### WORK INSTRUCTIONS
Type out the complete listing below word for word, without its pictures.
* START DATA SEGMENT *
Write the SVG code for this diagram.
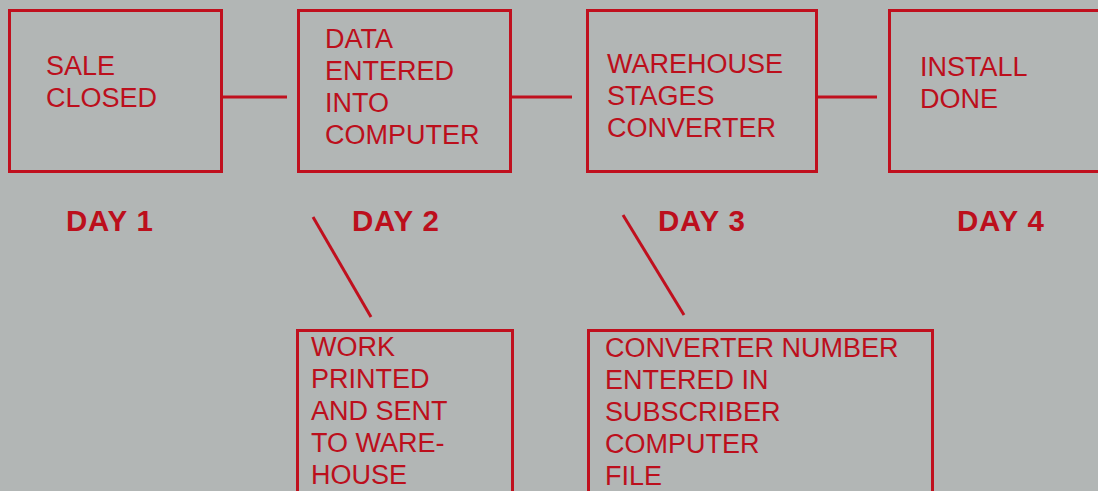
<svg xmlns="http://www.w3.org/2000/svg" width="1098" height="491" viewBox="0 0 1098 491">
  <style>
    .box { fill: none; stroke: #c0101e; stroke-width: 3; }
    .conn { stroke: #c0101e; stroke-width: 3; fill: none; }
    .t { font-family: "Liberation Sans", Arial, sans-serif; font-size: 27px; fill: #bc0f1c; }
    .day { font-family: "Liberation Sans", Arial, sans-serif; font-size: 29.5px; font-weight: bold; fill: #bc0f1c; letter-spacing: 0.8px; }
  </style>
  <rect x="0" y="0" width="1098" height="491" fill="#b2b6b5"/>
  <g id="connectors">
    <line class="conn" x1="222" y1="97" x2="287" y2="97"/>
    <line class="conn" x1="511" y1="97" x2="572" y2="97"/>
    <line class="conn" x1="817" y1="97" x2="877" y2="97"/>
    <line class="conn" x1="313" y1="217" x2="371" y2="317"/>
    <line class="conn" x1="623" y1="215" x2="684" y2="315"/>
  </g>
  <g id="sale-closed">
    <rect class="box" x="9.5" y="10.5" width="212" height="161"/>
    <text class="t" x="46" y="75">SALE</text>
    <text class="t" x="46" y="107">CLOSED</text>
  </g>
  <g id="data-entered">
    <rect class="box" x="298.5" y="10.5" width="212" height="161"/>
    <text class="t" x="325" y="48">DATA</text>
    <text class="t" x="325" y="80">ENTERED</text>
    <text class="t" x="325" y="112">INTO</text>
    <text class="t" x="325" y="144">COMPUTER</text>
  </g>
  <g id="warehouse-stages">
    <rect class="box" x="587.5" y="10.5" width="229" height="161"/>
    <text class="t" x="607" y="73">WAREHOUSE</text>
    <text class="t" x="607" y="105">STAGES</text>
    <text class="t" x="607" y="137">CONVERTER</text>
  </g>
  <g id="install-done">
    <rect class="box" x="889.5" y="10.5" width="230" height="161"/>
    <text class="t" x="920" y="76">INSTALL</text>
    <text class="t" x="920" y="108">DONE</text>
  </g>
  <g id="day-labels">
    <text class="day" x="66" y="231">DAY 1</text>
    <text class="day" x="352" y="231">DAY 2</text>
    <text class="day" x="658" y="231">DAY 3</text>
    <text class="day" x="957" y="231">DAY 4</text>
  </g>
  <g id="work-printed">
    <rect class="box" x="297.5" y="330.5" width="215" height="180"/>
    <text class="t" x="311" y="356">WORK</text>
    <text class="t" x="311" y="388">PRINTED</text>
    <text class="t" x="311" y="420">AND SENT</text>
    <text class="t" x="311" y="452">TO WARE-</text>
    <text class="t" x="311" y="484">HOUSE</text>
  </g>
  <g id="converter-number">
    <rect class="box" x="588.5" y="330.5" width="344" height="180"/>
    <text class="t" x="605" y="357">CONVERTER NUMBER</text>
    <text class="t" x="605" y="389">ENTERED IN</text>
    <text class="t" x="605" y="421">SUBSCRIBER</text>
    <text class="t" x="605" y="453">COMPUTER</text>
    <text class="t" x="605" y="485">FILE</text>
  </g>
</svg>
* END DATA SEGMENT *
### TASK OUTPUT
Write the SVG code for this diagram.
<svg xmlns="http://www.w3.org/2000/svg" width="1098" height="491" viewBox="0 0 1098 491">
  <style>
    .box { fill: none; stroke: #c0101e; stroke-width: 3; }
    .conn { stroke: #c0101e; stroke-width: 3; fill: none; }
    .t { font-family: "Liberation Sans", Arial, sans-serif; font-size: 27px; fill: #bc0f1c; }
    .day { font-family: "Liberation Sans", Arial, sans-serif; font-size: 29.5px; font-weight: bold; fill: #bc0f1c; letter-spacing: 0.8px; }
  </style>
  <rect x="0" y="0" width="1098" height="491" fill="#b2b6b5"/>
  <g id="connectors">
    <line class="conn" x1="222" y1="97" x2="287" y2="97"/>
    <line class="conn" x1="511" y1="97" x2="572" y2="97"/>
    <line class="conn" x1="817" y1="97" x2="877" y2="97"/>
    <line class="conn" x1="313" y1="217" x2="371" y2="317"/>
    <line class="conn" x1="623" y1="215" x2="684" y2="315"/>
  </g>
  <g id="sale-closed">
    <rect class="box" x="9.5" y="10.5" width="212" height="161"/>
    <text class="t" x="46" y="75">SALE</text>
    <text class="t" x="46" y="107">CLOSED</text>
  </g>
  <g id="data-entered">
    <rect class="box" x="298.5" y="10.5" width="212" height="161"/>
    <text class="t" x="325" y="48">DATA</text>
    <text class="t" x="325" y="80">ENTERED</text>
    <text class="t" x="325" y="112">INTO</text>
    <text class="t" x="325" y="144">COMPUTER</text>
  </g>
  <g id="warehouse-stages">
    <rect class="box" x="587.5" y="10.5" width="229" height="161"/>
    <text class="t" x="607" y="73">WAREHOUSE</text>
    <text class="t" x="607" y="105">STAGES</text>
    <text class="t" x="607" y="137">CONVERTER</text>
  </g>
  <g id="install-done">
    <rect class="box" x="889.5" y="10.5" width="230" height="161"/>
    <text class="t" x="920" y="76">INSTALL</text>
    <text class="t" x="920" y="108">DONE</text>
  </g>
  <g id="day-labels">
    <text class="day" x="66" y="231">DAY 1</text>
    <text class="day" x="352" y="231">DAY 2</text>
    <text class="day" x="658" y="231">DAY 3</text>
    <text class="day" x="957" y="231">DAY 4</text>
  </g>
  <g id="work-printed">
    <rect class="box" x="297.5" y="330.5" width="215" height="180"/>
    <text class="t" x="311" y="356">WORK</text>
    <text class="t" x="311" y="388">PRINTED</text>
    <text class="t" x="311" y="420">AND SENT</text>
    <text class="t" x="311" y="452">TO WARE-</text>
    <text class="t" x="311" y="484">HOUSE</text>
  </g>
  <g id="converter-number">
    <rect class="box" x="588.5" y="330.5" width="344" height="180"/>
    <text class="t" x="605" y="357">CONVERTER NUMBER</text>
    <text class="t" x="605" y="389">ENTERED IN</text>
    <text class="t" x="605" y="421">SUBSCRIBER</text>
    <text class="t" x="605" y="453">COMPUTER</text>
    <text class="t" x="605" y="485">FILE</text>
  </g>
</svg>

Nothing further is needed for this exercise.